Balancing Two Main Objectives When Designing Your Pick Line
The goal of product slotting is to strike the perfect balance between picking and replenishment labor within your four walls.
Ideally, you want to try and achieve two things:
- Create the shortest pick line possible without creating congestion or excessive replenishment.
- Create a sequence of products so a picker can build his pallet, and not be forced to reshuffle because of the packaging or product characteristics.
Picking represents 50% of the labor in a typical warehouse, and half that time is spent travelling from one location to another. If you can shorten that travel distance you’re going to have a big impact on total direct labor productivity. Of course you need to balance this against squeezing items into slots that are not ergonomic or slow to pick from.

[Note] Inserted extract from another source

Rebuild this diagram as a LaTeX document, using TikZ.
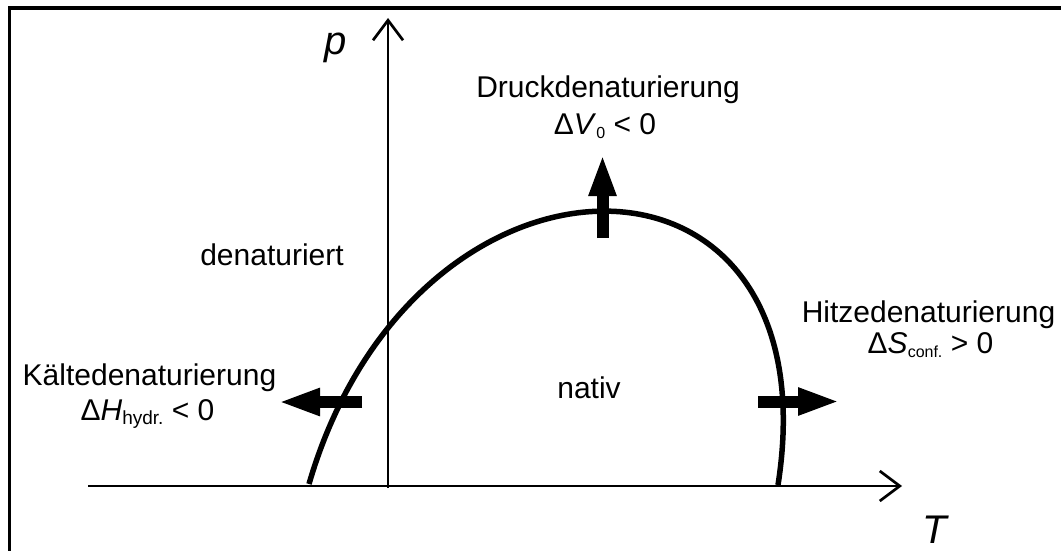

Slotting also affects other aspects of your direct labor functions, such as receiving. For example, if you have to fit items that come in at 60” load height into 40” slots then you’ll need to re-palletize those inbound pallets, which will tie up labor at the receiving dock.
Slotting can have the same impact on fork labor. The more pallets you have to put away, the more labor is involved. If you are putting away two pallets for every pallet that you originally received – just do the math and see what that is costing you.
Slotting strategy affects receiving, fork travel, picking and even shipping, depending on the quality of sequencing you have on your pick line as well as the need to make sure that the pallet is in good shape and is going to reach your customer in good condition.